Τρίτη 2 Ιουλίου 2013

Learn From Laval and Montreal -- Limit Mayoral Terms

Justine Frangouli-Argyris
Huffington Post

Montreal Mayor Michael Applebaum is taken away by police after being arrested at his home in Montreal on Monday.


It is summertime in Montreal and that implies decrepit, broken roads and endless congestion as a result of omnipresent construction crews in the midst of repairing potholes left over by the spring thaw. It is also the time of the world famous Montreal International Jazz Festival but instead of the city revelling in music and laughter, it is being bombarded by the deafening sound of jackhammers on asphalt repair.

The astonishing fact, however, is that to build these wretched streets that are the root cause of innumerable major car repairs, taxpayers, on average, have been charged some 30 to 50 per cent more than those of neighbouring provinces and states with similar climactic conditions such as Ontario and New York.

For, as has been revealed at the hearings of the ongoing Charbonneau Commission investigating Montreal's construction industry, the awarding of city contracts has, for years, been dominated by a select, corrupt oligarchy involving kickbacks to political parties and payments to corrupt city officials. The inquiry, whose mandate was recently extended, has already brought about the resignation of Montreal Mayor Gerald Tremblay, the arrest of many of his closest collaborators and his interim replacement, Michael Applebaum, as well as the indictment of the mayor of the adjoining city of Laval, Gilles Vaillancourt.

Having entered municipal politics after a distinguished career at the provincial level where he served as Minister of Industry, Gerald Tremblay was forced to resign this past November after 11 long years at the helm of the city of Montreal and after allegations of corruption surfaced at the Charbonneau Commission.

Tremblay's resignation landed Michael Applebaum, the chairman of Tremblay's Executive Committee, in the mayor's chair. Promising to bring transparency and honesty to City Hall, Applebaum created a stir for becoming the Montreal's first Anglophone mayor in a century. However, last week, he, too, was forced to resign, indicted on 14 counts, including fraud, conspiracy and breach of trust.

The Applebaum saga was preceeded by the spectacular arrest of Laval Mayor Gilles Vaillancourt along with 37 co-conspirators on multiple charges of corruption and gangsterism. Vaillancourt ran Laval for an unprecedented 23 years, often without any opposition, before being forced to resign in disgrace last November.

So, as I drive through the city, desperately trying to avoid the deadly obstacles, I keep thinking about the very notion of corruption and how this beautiful city has become a beacon of mismanagement all around the world.

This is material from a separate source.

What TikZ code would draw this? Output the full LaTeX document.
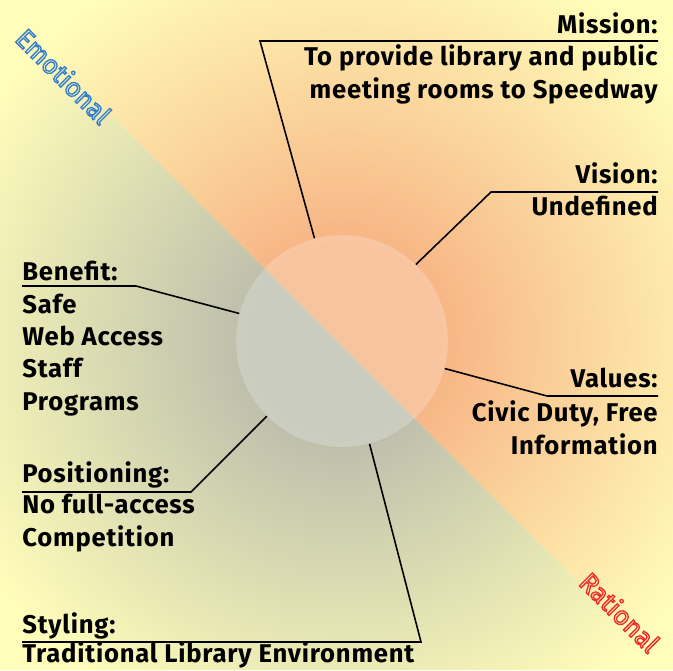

In looking for possible solutions, I believe the time has come for the National Assembly of Quebec to legislate a limit on a mayor's tenure in the province's cities. As in many other jurisdictions, two terms are more than sufficient for a leader to illustrate and realize the projects he or she wishes to enact whereas clinging to power for extended periods of time leads to cronyism and conspiracy as has been well demonstrated by the Montreal and Laval experience!